I thought that part of the problem with the show, and maybe why I was feeling stuck on it for a couple of months, was there's nothing about that book that's supposed to be pinned down or locked in to a historical framework, which is what the show is doing. Everybody wants to get a piece of Huck - all sorts of historians and literary historians and lovers of Mark Twain and even people who want to ban the book all want to pin down the significance of Huck Finn and Jim. It's moved beyond the author's intent in a way that I find hilarious! So what I wound up doing was a big old sweeping piece with many depictions of different Huck Finn-like characters, complete with a straw hat. I wound up thinking about Huck as an object of desire. (He's also in competition with his own desire of subjectivity and all of that kind of stuff.) I was also thinking about Huck and Topsy from Uncle Tom's Cabin, because they're both freedom-loving characters, though one of their authors intended more of a moralizing agenda. So Topsy is floating around in there, and there's also a tiny, little bit - and maybe there shouldn't have been! - about Death in Venice where Tadzio is the object of desire. And then I threw in different sorts of problems, including the introduction of all of the framed watercolors on top of the silhouette cut-outs. So there's a sweeping landscape and then there's a little bit of a denial of that with the superficial material on top. It all made sense while I was making it, but I don't know if it's clear at all because in the end it's all a big, happy-looking, sexy piece.

Is there much violence in it? People rather expect a degree of violence in your work.

I don't know. They're just stationary figures cut out of paper so they don't do too much harm. There's some suggested violence, I guess, but not too much - there might be an axe in somebody's hand, or there might be a stone being held over somebody's head, but there's also a very longing kiss right in the middle. Huck was a pretty gentle figure, but I think Huck's become caught in a universe where it's being demanded he make sense. That's a kind of violence, I think.

I find the implied violence in your work intriguing. In the past you've talked about your own "memories of violence".

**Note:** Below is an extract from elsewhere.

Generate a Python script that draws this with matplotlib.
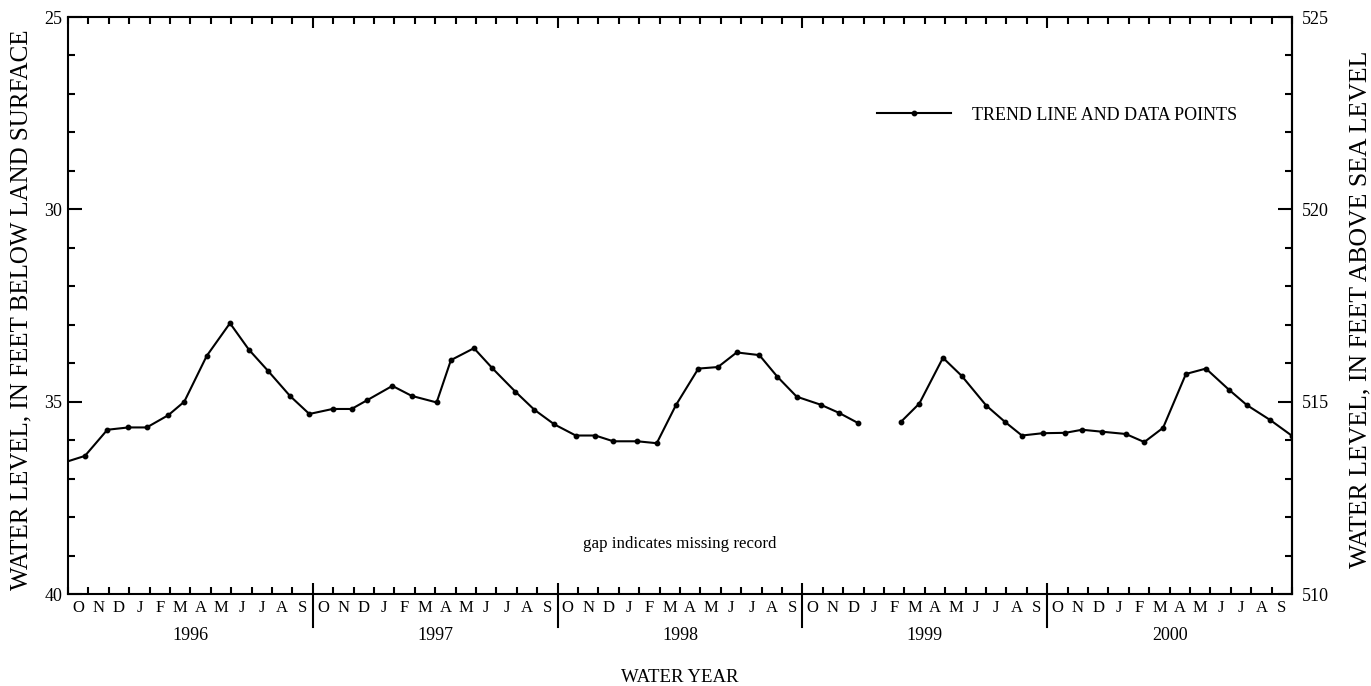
import matplotlib
matplotlib.use('Agg')
import matplotlib.pyplot as plt
import matplotlib.transforms as mtransforms
import numpy as np

plt.rcParams['font.family'] = ['Liberation Serif', 'DejaVu Serif']

# posicion en meses desde el 1 de octubre de 1995, y nivel en pies bajo la superficie
meses_a = [-0.3, 0.83, 1.93, 2.96, 3.86, 4.92, 5.7, 6.8, 7.94, 8.87, 9.79, 10.88,
           11.83, 12.97, 13.9, 14.67, 15.9, 16.85, 18.07, 18.77, 19.9, 20.8,
           21.93, 22.86, 23.84, 24.89, 25.85, 26.73, 27.91, 28.86, 29.8, 30.9,
           31.86, 32.78, 33.89, 34.77, 35.72, 36.9, 37.79, 38.71]
nivel_a = [36.6, 36.41, 35.73, 35.67, 35.67, 35.35, 35.0, 33.81, 32.96, 33.65,
           34.19, 34.85, 35.32, 35.19, 35.19, 34.96, 34.59, 34.85, 35.02, 33.92,
           33.61, 34.13, 34.74, 35.21, 35.59, 35.88, 35.88, 36.03, 36.03, 36.08,
           35.09, 34.14, 34.10, 33.72, 33.79, 34.35, 34.87, 35.08, 35.29, 35.55]
# despues del hueco (registro faltante)
meses_b = [40.82, 41.73, 42.89, 43.81, 45.01, 45.94, 46.76, 47.78, 48.89, 49.71,
           50.67, 51.85, 52.76, 53.68, 54.8, 55.78, 56.91, 57.79, 58.94, 59.98]
nivel_b = [35.53, 35.05, 33.86, 34.33, 35.10, 35.53, 35.88, 35.82, 35.81, 35.73,
           35.78, 35.84, 36.05, 35.68, 34.28, 34.14, 34.69, 35.09, 35.48, 35.88]

letras_mes = ['O', 'N', 'D', 'J', 'F', 'M', 'A', 'M', 'J', 'J', 'A', 'S']
anios = ['1996', '1997', '1998', '1999', '2000']
cota_superficie = 550

fig = plt.figure(figsize=(13.71, 6.86), dpi=100)
ax = fig.add_axes([68/1371, 1 - 594/686, (1292 - 68)/1371, (594 - 17)/686])

estilo = dict(color='black', lw=1.5, marker='o', ms=3.2, clip_on=True)
ax.plot(meses_a, nivel_a, label='TREND LINE AND DATA POINTS', **estilo)
ax.plot(meses_b, nivel_b, **estilo)

n = 12 * len(anios)
ax.set_xlim(0, n)
ax.set_ylim(40, 25)

for s in ax.spines.values():
    s.set_linewidth(1.5)

# eje x: ticks de anio (mayores) y de mes (menores)
ax.set_xticks(np.arange(12, n, 12))
ax.set_xticks(np.arange(0, n + 1), minor=True)
ax.tick_params(axis='x', which='major', direction='in', length=8, width=1.5,
               top=True, labelbottom=False)
ax.tick_params(axis='x', which='minor', direction='in', length=5, width=1.5,
               top=True)

trans = mtransforms.blended_transform_factory(ax.transData, ax.transAxes)
for k in range(1, len(anios)):
    ax.plot([12 * k, 12 * k], [0, -33 / 577], transform=trans, color='black',
            lw=1.5, clip_on=False)
for k, anio in enumerate(anios):
    for m, letra in enumerate(letras_mes):
        ax.text(12 * k + m + 0.5, -14 / 577, letra, transform=trans,
                ha='center', va='center', fontsize=12)
    ax.text(12 * k + 6, -42 / 577, anio, transform=trans, ha='center',
            va='center', fontsize=13)

# eje y izquierdo
ax.set_yticks([25, 30, 35, 40])
ax.set_yticks(np.arange(25, 41), minor=True)
ax.tick_params(axis='y', which='major', direction='in', length=10, width=1.5,
               labelsize=13, pad=4)
ax.tick_params(axis='y', which='minor', direction='in', length=5, width=1.5)

# eje y derecho (cota sobre el nivel del mar)
ax2 = ax.secondary_yaxis('right', functions=(lambda d: cota_superficie - d,
                                             lambda e: cota_superficie - e))
ax2.set_yticks([510, 515, 520, 525])
ax2.set_yticks(np.arange(510, 526), minor=True)
ax2.tick_params(axis='y', which='major', direction='in', length=10, width=1.5,
                labelsize=13, pad=7)
ax2.tick_params(axis='y', which='minor', direction='in', length=5, width=1.5)
ax2.spines['right'].set_linewidth(1.5)

fig.text(21/1371, 1 - 310/686, 'WATER LEVEL, IN FEET BELOW LAND SURFACE',
         rotation=90, ha='center', va='center', fontsize=18)
fig.text(1360/1371, 1 - 309/686, 'WATER LEVEL, IN FEET ABOVE SEA LEVEL',
         rotation=90, ha='center', va='center', fontsize=18.5)

ax.text(0.5, -83 / 577, 'WATER YEAR', transform=ax.transAxes, ha='center',
        va='center', fontsize=13.5)
ax.text(30, 38.7, 'gap indicates missing record', ha='center', va='center',
        fontsize=12.2)

ax.legend(loc='center left', bbox_to_anchor=(877/1371, 1 - 115/686),
          bbox_transform=fig.transFigure, frameon=False, fontsize=13,
          handlelength=4.1, handletextpad=1.15, borderpad=0, borderaxespad=0,
          numpoints=1)

fig.savefig('out.png', dpi=100)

How can I speak about this? I think I've moved beyond that, maybe even as a teenager I moved beyond it, but I think that it exists in a lot of black families - and in a lot of American families, maybe of families in general. I know that in my family there are histories of violence that are internal family things, and that are oftentimes dealt with internally. By internally I mean inside the family group, but also partly inside ourselves. You know, self-hatred and hostility and rage and this cycle that won't break. Those are things that I recognize in myself and I recognize in other family members. You know those sort of stories. They become part of our history. That's why I identify with Huck.

Another memorable expression you've used was that your work was "about how easy it is to commit atrocities". What does that mean?

Mmm, yes. It's a problem that I have with making art. (Not that all art is an atrocity!) Very often it comes out of a place in yourself - I mean "myself" - that's a surprise. You meet your dark side. And then you get along with it. There is something very strange and unsettling for me about making a work that doesn't fit with what's the norm or what's acceptable. There's something both liberating about it and challenging. I can imagine it doing more harm than good. I don't know if making art is any better or worse than committing crime. I hope it is. I'm not sure.


Let's finish with one final comment of yours. You once said "I want to discover who I am beyond the skin I'm in". Does that still hold true?

I think so, but I don't know if it's possible. I think that one of the things that I keep discovering in my work, especially in the last couple of years since the big show, is that I always keep coming back to the skin that I'm in because that's what I'm about. I wouldn't be interested in denying history or culture or race, but I want to move into a place where all that stuff can come along for the ride but the whole story doesn't get bogged down in race. It's about humanity.